Staying Positive Is Fucking Hard

There are too many variables up in the air when it comes to most cancer treatments. Some are lucky and have localised cancers which can be cured with surgery or radiation. Some are less lucky and need to undergo chemo/radiation to shrink the tumours before they can have surgery. Some are even less lucky, like myself, who are given little opportunity for 'cure'. Just because the cancer decided to take the party outside the stomach and into distant lymph nodes, liver and bone.

At least that's what the last CT scan showed - that there is more metasteses BUT we are shrinking them with chemo. So we're buying me some time. I still feel like shit on chemo but this round has so far been more tolerable. I'm staying on top of nausea better - though I'm getting this weird "ball" sensation stuck in my mid esophagus. Some burping tends to relieve it but it's a strange spot for gas to get stuck.

Not to mention I overate at dinner and was miserable all night trying to digest all that acidic bolognese and meat... WORTH IT. I don't fucking care. As long as the stent doesn't get blocked - I will eat whatever the fuck I want while I can.

So yeah, one more chemo cycle with evil cisplatin and then I'm effectively "done" depending on what the next scan shows. I could do two more cycles with my 120hr 24/7 5FU infusion bottle which drives me nuts. Imagine not being able to shower properly or wash your hair for 5.5 days. It wreaks havoc with my mental state.

Otherwise, it's just me going in to get the immunotherapy (or placebo) and we monitor the cancer closely to see if it's working. If it's not, more chemo - my oncologist says it'll be easier than what I've already had as they hit me with the hard stuff first. Yay?

The problem is that with this kind of cancer, diffused adenocarcinoma with signet ring cell / linitis plastic characteristics, it doesn't show clearly on any scan. So who really knows if we're treating me with the right stuff?
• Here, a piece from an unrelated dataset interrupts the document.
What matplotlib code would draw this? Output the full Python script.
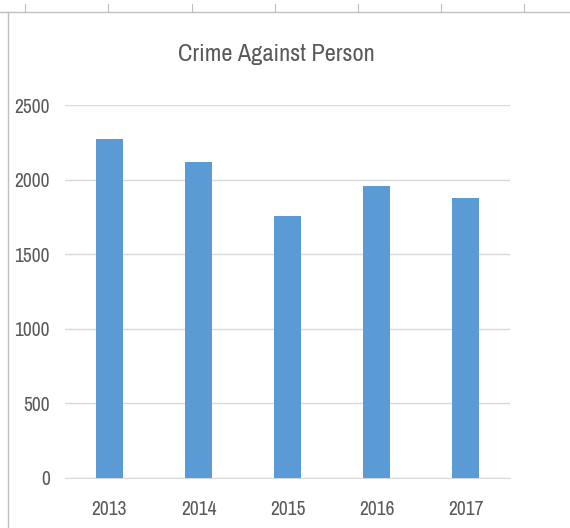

As long as the stents hold strong and don't give me anymore issue other than a restricted diet, I might be able to find a new normal and live again. But staying positive that this will be doable is HARRRRRRRRRRD. Everything feels stacked against me and I'm just supposed to "stay strong!" "be positive!" "thoughts and prayers!" ARGH.

People want me to make plans months ahead when I don't even know how I'll be in 2 weeks. It's really fucking hard. I want to be a "strong fighter" but maybe all those strong fighters were too scared to let their vulnerability show - so their caregivers could feel better. It's so unfair. I don't want to censor myself so others feel better and I just end up worse on the inside.

I wish I could live inside a warm dark place and disappear. And other days I wish I had nothing but sunshine and ocean breeze with sand between my toes. But most of the time I just want my life back. I want to lie flat after eating and have no reflux because my GE junction hadn't been obliterated by tumours.

Sigh, I don't even know if this blog will help anyone. But if you are experiencing heartburn/indgestion or a hard pain in your sternum when you swallow big gulps of food? Go get yourself to a good GI doctor and get an endoscopy. It's the only way I was diagnosed. Cancer didn't show up on a barium swallow xray, chest xray, stomach ultrasound, and countless bloodwork. Gastric cancer is a little bitch and we need to beat it down.

So get checked - then get yourself to a geneticist to test if you have the CDH1 gene which can affect your children and put them at risk for developing stomach cancer. Check if you have an H Pylori infection. Check EVERYTHING.

And tell your friends to do the same. Maybe when there's more hope and awareness ... maybe then, it'll be easier for us stage 4 inoperable people to stay positive in the light of insurmountable odds.